One of the mantras of the eat-local movement is to eat what is in season. This has several advantages, among them reduction in energy used in shipping foods hundreds or thousands of miles, as well as saving the monetary and environmental costs associated with the energy saved. Other advantages are the increase in dietary variety and improved nutritional quality. Instead of eating the same half dozen foods all the time, sometimes from local sources, sometimes from a hemisphere away, eating locally means consuming early, late and winter season foods as they are available.
I’m now producing food year-round, so I am changing my eating habits to match what I produce. I notice what I use in my Saturday scrambled vegetables changes, from greens to string beans to squash to tomatoes and back to greens again.
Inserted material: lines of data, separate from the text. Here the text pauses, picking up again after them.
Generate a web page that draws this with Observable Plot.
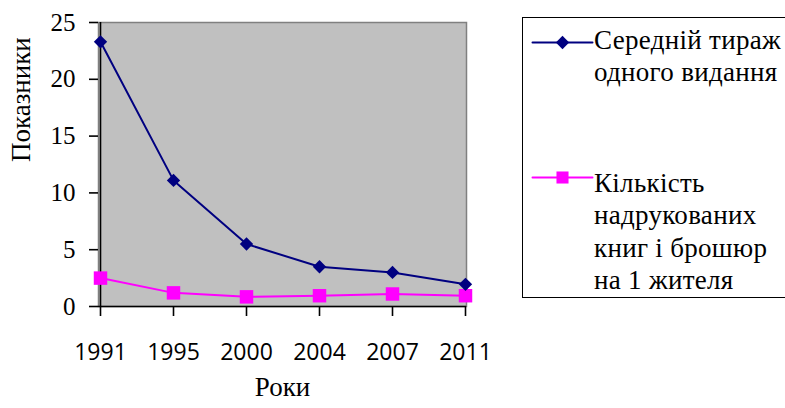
<!DOCTYPE html>
<html><head><meta charset="utf-8">
<script src="https://cdn.jsdelivr.net/npm/d3@7"></script>
<script src="https://cdn.jsdelivr.net/npm/@observablehq/plot@0.6"></script>
<style>
body{margin:0;background:#fff;}
#wrap{position:relative;width:785px;height:408px;overflow:hidden;background:#fff;}
#legend{position:absolute;left:522px;top:17px;width:290px;height:281px;border:1.6px solid #000;box-sizing:border-box;}
.ltext{position:absolute;font-family:"Liberation Serif",Tinos,"Times New Roman",serif;font-size:27px;line-height:32.5px;letter-spacing:0.3px;color:#000;white-space:nowrap;}
.lsym{position:absolute;}
</style></head>
<body><div id="wrap"></div>
<script>
const years = ["1991","1995","2000","2004","2007","2011"];
const avgCirculation = [23.3, 11.1, 5.5, 3.5, 3.0, 1.95];
const booksPerCapita = [2.5, 1.2, 0.85, 0.95, 1.1, 0.95];
const seriesNames = ["Середній тираж одного видання", "Кількість надрукованих книг і брошюр на 1 жителя"];
const legendLines = [["Середній тираж","одного видання"],["Кількість","надрукованих","книг і брошюр","на 1 жителя"]];
const yTicks = [0,5,10,15,20,25];
const xTitle = "Роки";
const yTitle = "Показники";
const colors = ["#000080","#ff00ff"];

const s1 = years.map((y,i)=>({year:y, value:avgCirculation[i]}));
const s2 = years.map((y,i)=>({year:y, value:booksPerCapita[i]}));
const serif = "'Liberation Serif', Tinos, 'Times New Roman', serif";

const chart = Plot.plot({
  width:785, height:408,
  marginLeft:98, marginRight:319, marginTop:22, marginBottom:102,
  style:{background:"transparent", color:"#000", overflow:"visible"},
  x:{type:"point", domain:years, padding:0, label:null},
  y:{domain:[0,25], label:null},
  marks:[
    Plot.frame({fill:"#c0c0c0", stroke:"#808080", strokeWidth:1.5}),
    Plot.ruleX([years[0]], {stroke:"#000", strokeWidth:1.6}),
    Plot.ruleY([0], {stroke:"#000", strokeWidth:1.6}),
    Plot.axisY({ticks:yTicks, tickSize:9, tickFormat:()=>"", label:null, strokeWidth:1.6}),
    Plot.text(yTicks, {y:d=>d, text:d=>String(d), frameAnchor:"left", textAnchor:"end", dx:-23, fontSize:25, fontFamily:serif}),
    Plot.axisX({tickSize:10, tickPadding:27, fontSize:23, fontFamily:"'Open Sans', sans-serif", label:null, strokeWidth:1.6}),
    Plot.line(s2, {x:"year", y:"value", stroke:colors[1], strokeWidth:2}),
    Plot.dot(s2, {x:"year", y:"value", symbol:"square", r:7.6, fill:colors[1], stroke:null}),
    Plot.line(s1, {x:"year", y:"value", stroke:colors[0], strokeWidth:2}),
    Plot.dot(s1, {x:"year", y:"value", symbol:"diamond2", r:6, fill:colors[0], stroke:null}),
    Plot.text([xTitle], {frameAnchor:"bottom", text:d=>d, dy:89, fontSize:27, fontFamily:serif}),
    Plot.text([yTitle], {frameAnchor:"left", text:d=>d, dx:-77, dy:-2.5, rotate:-90, fontSize:27, fontFamily:serif})
  ]
});
const wrap = document.getElementById("wrap");
wrap.appendChild(chart);

const legend = document.createElement("div");
legend.id = "legend";
wrap.appendChild(legend);

const entryLineY = [41, 176];
const textTop = [22.5, 165.5];
const symbols = ["diamond2","square"];
legendLines.forEach((lines,i)=>{
  const sym = Plot.plot({
    width:60, height:20, margin:0,
    style:{background:"transparent", overflow:"visible"},
    x:{domain:[0,56], axis:null}, y:{domain:[0,1], axis:null},
    marks:[
      Plot.lineY([{x:0,y:0.5},{x:56,y:0.5}], {x:"x", y:"y", stroke:colors[i], strokeWidth:2}),
      Plot.dot([{x:28,y:0.5}], {x:"x", y:"y", symbol:symbols[i], r: i===0?6:6.8, fill:colors[i], stroke:null})
    ]
  });
  sym.classList.add("lsym");
  sym.style.left = (531-522) + "px";
  sym.style.top = (entryLineY[i]-10-17) + "px";
  legend.appendChild(sym);
  const t = document.createElement("div");
  t.className = "ltext";
  t.style.left = (593-522) + "px";
  t.style.top = (textTop[i]-17) + "px";
  t.innerHTML = lines.join("<br>");
  legend.appendChild(t);
});
</script></body></html>
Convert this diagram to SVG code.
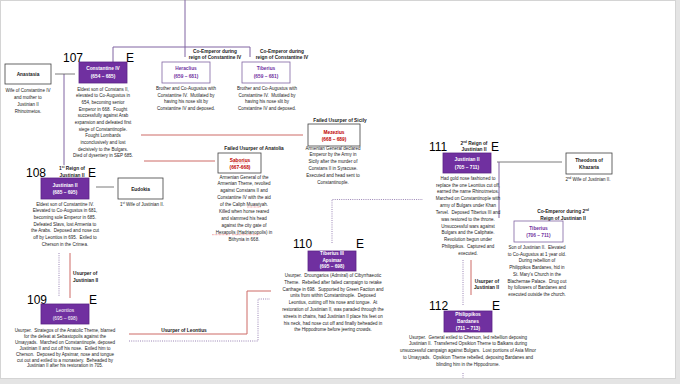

It’s also something I notice in dishes I make for potlucks or dinners.
In mid-September, I made a tomato and cucumber salad for a house concert potluck (see Scotland reprise), and in early October I prepared spaghetti, a squash side dish, another tomato and cucumber salad, and applesauce when I hosted my men’s group (see My Michael Pollan Meal).
This past weekend, I made an amazing (if I do say so myself) salad for a monthly potluck a friend recently started (see picture). This salad had all homemade ingredients: six varieties of lettuce (my first harvest of the winter season), three varieties of tomatoes (my last ripe ones, except for the orange globe tomatoes, which will keep going for a few more weeks), semi-ripe red sweet peppers (my last harvest of the summer season), end-of-season cape gooseberries and beginning-of-season figs. The day after Thanksgiving, I’ll be stopping to visit friends on the way back to the Bay Area, and will contribute fried green tomatoes for dinner, cooked from the plentiful but unripened tomatoes from bushes I pulled out last weekend.
Now that my winter crops are beginning to produce, I look forward to future potluck dishes made from my rapidly growing kale and cabbage. How about some cole slaw or sauerkraut made from the coming season’s cabbage? Or, perhaps, some Mandarin oranges, ripening in the new year? Eating seasonally is an ever-evolving pleasure.